Escrever

A escrita é uma distracção. Mas não evidente, nenhuma certeza a escrita acolhe sob qualquer perspectiva. A possibilidade de narrar quando os limites da narração enunciaram o seu fim. Como? O que fica por estas margens aonde as palavras já não podem ir? Como viver o inexprimível, como traduzir o silêncio na língua que ainda vibra? Como?Dizer, numa aproximação ao vazio, o próprio vazio no seu imperativo categórico. Quase a verdade diante de mim, como dizia Kierkegaard, mas não é a verdade, é a sua ausência, a possibilidade feliz da verdade se ausentar, o vácuo dessa morada que ninguém partilha. O não-dito num primeiro patamar. Uma luz como uma sombra. Corredor de múltiplos sentidos. E outro patamar e outro patamar. E outro. O edifício não apenas imaginário. A sombra como a luz. Talvez a metafísica. Adorno dizia, lembro-me, a própria pastilha elástica é já metafísica. Um patamar se abre pelo horizonte, a realidade se apresenta exposta ao olhar. O olhar capta e transforma as ondas visuais em realidade. Imagino. O que seria o nada? Obrigar as palavras ao silêncio. Não haveria silêncio sem as palavras. E, no entanto. As palavras estão diante de mim, isso é o mundo. Aparentemente, chegamos depois do mundo. O mar está lá. As árvores. Um dia enevoado. “O quadro sucessivo das imagens externas”, afirmava Álvaro de Campos. Estava a mágoa. O rosto da angústia. O esquecimento de alguém. Sei que a memória se lembrava de si. Penso que o futuro aguardava o próximo Verão. Existia o riso, tardes para lábios se tocarem. Um corpo estendido sobre outro corpo. Sei da morte. Sei do absurdo, da filosofia, a literatura, de todos os nomes póstumos. A vida. A vida é o meu acto, dizer este acto é encená-lo, actuar é exercer o que vai iniciar-se sem nenhuma história prévia. Porque a história é uma construção de palavras. Nietzsche denunciava a necessidade do desmascaramento, “melhorar o estilo significa melhorar os pensamentos”, melhorar as sílabas significa melhorar a vida, ouvir a música feliz num começo triste. Pode ser.

A escrita é uma distracção. Aceito. Aceitaria outras definições.

Todos os outros patamares onde não subi. Os patamares entre a lucidez e o assombro. Há muitas narrativas por inventar até ao inalcançável, a permanente variabilidade do que é possível.

Sejamos claros, chegamos apenas quando existe mundo.

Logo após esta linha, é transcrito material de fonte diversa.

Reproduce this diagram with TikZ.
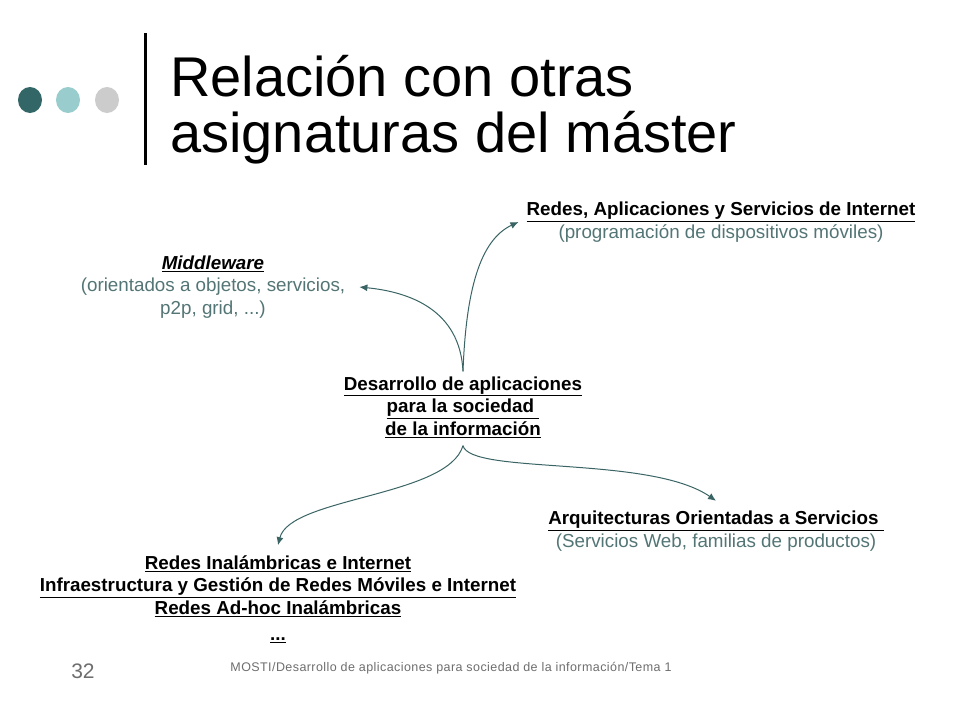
\documentclass[tikz,border=0pt]{standalone}
\usepackage{fontspec}
\setmainfont{Liberation Sans}
\usetikzlibrary{arrows.meta}
\definecolor{teal1}{RGB}{51,102,102}
\definecolor{teal2}{RGB}{153,204,204}
\definecolor{dotgray}{RGB}{204,204,204}
\definecolor{subgray}{RGB}{84,117,117}
\definecolor{arrowcol}{RGB}{58,100,100}
\definecolor{footgray}{RGB}{110,110,110}
\newcommand\ulin[1]{\underline{#1}}
\tikzset{
  body/.style={align=center, inner sep=0pt, font=\fontsize{18.8}{22.5}\selectfont},
  conn/.style={draw=arrowcol, line width=1pt, -{Latex[length=8pt,width=7pt]}},
}
\begin{document}
\begin{tikzpicture}[x=1pt,y=-1pt]
\path[fill=white,use as bounding box] (0,0) rectangle (960,720);
% dots
\fill[teal1] (30,100) ellipse (12 and 13);
\fill[teal2] (68,100) ellipse (12 and 13);
\fill[dotgray] (107,100) ellipse (12 and 13);
% bar
\draw[line width=3pt] (145,33) -- (145,165);
% title
\node[anchor=base west, inner sep=0pt, font=\fontsize{56}{56}\selectfont] (t1) at (170,96) {Relación con otras};
\node[anchor=base west, inner sep=0pt, font=\fontsize{56}{56}\selectfont] (t2) at (170,152) {asignaturas del máster};
% nodes
\node[body] (center) at (463,407) {\textbf{\ulin{Desarrollo de aplicaciones}}\\\textbf{\ulin{para la sociedad\ }}\\\textbf{\ulin{de la información}}};
\node[body] (inet) at (721,222) {\textbf{\ulin{Redes, Aplicaciones y Servicios de Internet}}\\\textcolor{subgray}{(programación de dispositivos móviles)}};
\node[body] (mw) at (213,287) {\textbf{\textit{\ulin{Middleware}}}\\\textcolor{subgray}{(orientados a objetos, servicios,}\\\textcolor{subgray}{p2p, grid, ...)}};
\node[body] (arq) at (716,531) {\textbf{\ulin{Arquitecturas Orientadas a Servicios\ }}\\\textcolor{subgray}{(Servicios Web, familias de productos)}};
\node[body] (redes) at (278,599) {\textbf{\ulin{Redes Inalámbricas e Internet}}\\\textbf{\ulin{Infraestructura y Gestión de Redes Móviles e Internet}}\\\textbf{\ulin{Redes Ad-hoc Inalámbricas}}\\[4pt]\textbf{\ulin{...}}};
% footer
\node[inner sep=0pt, text=footgray, font=\fontsize{21}{21}\selectfont] (num) at (83,671) {32};
\node[inner sep=0pt, text=footgray, font=\fontsize{12.5}{12.5}\selectfont\addfontfeature{LetterSpace=3.4}] (foot) at (451,668) {MOSTI/Desarrollo de aplicaciones para sociedad de la información/Tema 1};
% connectors
\draw[conn] ([yshift=5pt]center.north) .. controls (460,310) and (410,292) .. ([xshift=14pt]mw.east);
\draw[conn] ([yshift=5pt]center.north) .. controls (466,290) and (480,240) .. ([xshift=-8pt]inet.west);
\draw[conn] ([yshift=-8pt]center.south) .. controls (448,497) and (290,497) .. ([yshift=10pt]redes.north);
\draw[conn] ([yshift=-8pt]center.south) .. controls (470,475) and (650,455) .. ([yshift=10pt]arq.north);
\end{tikzpicture}
\end{document}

Não há presença do nada. Pelo menos não o captamos. Ou então, há um nada que termina no momento que o não é. Rigorosamente, o nada só no fim. A morte é o fim absoluto. O silêncio das palavras. Qualquer narrativa que fale de uma realidade depois da morte é a narrativa de uma ilusão, felizmente breve.

Querer escrever o nada é ainda escrever, inexoravelmente, escrever para adiar o fim. O nada.